【歯科医師が回答】銀歯の使用は先進国で日本だけ!? 銀歯をおすすめしない理由

 
虫歯治療は保険の銀歯でも仕方ないと考えていませんか?その治療、少し考え直した方が良いかも知れません。
 
銀歯で治療してしまうとその後に虫歯が再発し、再治療となってしまうリスクが高いようです。
 
現役の歯科医師である佐藤美嘉(さとうみか)歯科医師にインタビューし、銀歯と金歯のメリット・デメリットを教えていただきました。

 

銀歯と金歯について、メリット・デメリットを教えてください

 

先進国で日本だけ?最も再治療になりやすい「銀歯」:保険診療

「銀歯」はパラジウムという銀合金で作られていますが、先進国でもこの材料は日本でしか使用されていません。
 
保険適用の材料ですが、正直あまりおすすめしたくない材料です。
 
メリットとしては、セラミック材料よりは耐久性度が高いです。
 
デメリットとしては、銀歯ですので色素の親和性が低いです。
 
そして、銀歯と歯の接着材料の間から二次カリエス(詰め物の隙間から虫歯になること)に一番なりやすいです。
 
金歯は伸びますが銀歯は伸びないので、どうしても銀歯と接着剤が数年経つと溶けて、間から二次カリエスになってしまいます。
 
それらの理由から銀歯はおすすめしていません。
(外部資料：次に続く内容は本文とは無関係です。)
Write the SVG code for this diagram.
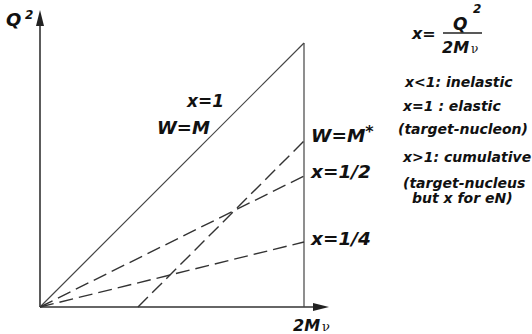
<svg xmlns="http://www.w3.org/2000/svg" width="532" height="334" viewBox="0 0 532 334">
<style>
  text { font-family: "DejaVu Sans", Verdana, sans-serif; font-weight: bold; font-style: italic; fill: #111; }
  .ax { stroke: #333; stroke-width: 1.6; fill: none; }
  .ln { stroke: #444; stroke-width: 1.2; fill: none; }
  .ds { stroke: #333; stroke-width: 1.4; fill: none; stroke-dasharray: 14 6; }
  .nu { font-family: "DejaVu Serif", serif; font-weight: normal; font-style: normal; }
</style>
<rect width="532" height="334" fill="#fff"/>
<g id="axes">
  <line class="ax" x1="40" y1="307" x2="40" y2="22"/>
  <polygon points="40,10 36,26 44,26" fill="#222"/>
  <line class="ax" x1="40" y1="307" x2="316" y2="307"/>
  <polygon points="329,307 313,303 313,311" fill="#222"/>
  <text x="6" y="26" font-size="18">Q</text>
  <text x="25" y="19" font-size="12">2</text>
  <text x="293" y="331" font-size="16">2M<tspan class="nu" font-size="13" dx="2">ν</tspan></text>
</g>
<g id="connectors">
  <line class="ln" x1="304" y1="43" x2="304" y2="307"/>
  <line class="ln" x1="40" y1="307" x2="304" y2="43"/>
  <line class="ds" x1="40" y1="307" x2="304" y2="176"/>
  <line class="ds" x1="40" y1="307" x2="304" y2="242"/>
  <line class="ds" x1="138" y1="307" x2="304" y2="141"/>
</g>
<g id="labels">
  <text x="187" y="107" font-size="17">x=1</text>
  <text x="157" y="134" font-size="18">W=M</text>
  <text x="311" y="142" font-size="18.5">W=M<tspan font-size="16" dy="-5">*</tspan></text>
  <text x="311" y="178" font-size="18.5">x=1/2</text>
  <text x="311" y="245" font-size="18.5">x=1/4</text>
</g>
<g id="formula">
  <text x="412" y="39" font-size="16">x=</text>
  <line x1="443" y1="33" x2="482" y2="33" stroke="#222" stroke-width="1.5"/>
  <text x="453" y="30" font-size="17">Q</text>
  <text x="473" y="13" font-size="12">2</text>
  <text x="442" y="53" font-size="16">2M<tspan class="nu" font-size="12" dx="2">ν</tspan></text>
</g>
<g id="legend">
  <text x="405" y="87" font-size="14">x&lt;1: inelastic</text>
  <text x="403" y="111" font-size="14">x=1 : elastic</text>
  <text x="398" y="134" font-size="14">(target-nucleon)</text>
  <text x="403" y="162" font-size="14">x&gt;1: cumulative</text>
  <text x="403" y="188" font-size="14">(target-nucleus</text>
  <text x="412" y="203" font-size="14">but x for eN)</text>
</g>
</svg>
銀歯にするくらいならできる限りレジンで対応できるところまで可能であれば治療するようにしています。

 

柔らかくて長持ち!耐久性のある「金歯(ゴールド)」:自費診療

「金歯」のメリットはゴールドなので伸びがあるということと、白い材料より耐久性があるのでとても良い材料です。
 
少し柔らかいので、咬合時疼痛(噛み合わせるときの痛み)が少ない点が特徴です。
 
デメリットはやはり色です。親和性は白い材料よりは悪いと思います。
 
しかし、温度管理が優れているので、温かいものや冷たいものの温度を感覚として普通の歯と同じくらいには感じることができます。そして、長持ちもします。余談ですが、外すことになった際はゴールドを売ることもできます(笑)。

 

医科歯科ドットコム編集部コメント:二次カリエスになりやすい「銀歯」はおすすめできない

佐藤美嘉歯科医師に、銀歯と金歯のメリット・デメリットについて紹介していただきました。
 
歯科の保険診療は銀歯が一般的ですが、世界的には使用を禁止している国もあります。
 
佐藤美嘉歯科医師も、銀歯が一番「二次カリエス」になりやすいとお話しされていました。
 
「二次カリエス」とは、虫歯治療をした箇所やその周辺が虫歯になって、再治療が必要となった状態のことです。
 
治療を何度も繰り返してしまうと、やがて抜歯の選択を迫られ歯を失ってしまうこともあります。
 
人生100年時代と言われていますから、長期的に歯を保つことを考えて治療を選択しましょう。

 
取材日:2019年11月14日
 

プロフィール

佐藤 美嘉 歯科医師

・岩手医科大学卒業、2010年に歯科医師免許取得し、研修医終了後、都内医療法人に勤務
・現在は医療法人社団 高輪会、常勤医として外来、総合病院の病棟、ターミナル施設を担当
・一般的な歯科、美容診療の他に歯科口腔外科(摂食嚥下、ターミナル治療を含む)

特に摂食嚥下治療に関しては、高齢による機能低下、器質的変化により、食べることが今後難しいと言われた患者様の摂食のリハビリをしております。さらに、認知機能を摂食により改善させています。

オーラルケア(リハビリも含めた専門家による口腔周囲の衛生管理、および機能向上)の重要性が日本では欧米に比べると認知が低く、認知症改善、嚥下機能改善、生活習慣病に効果があることを広める活動をしております。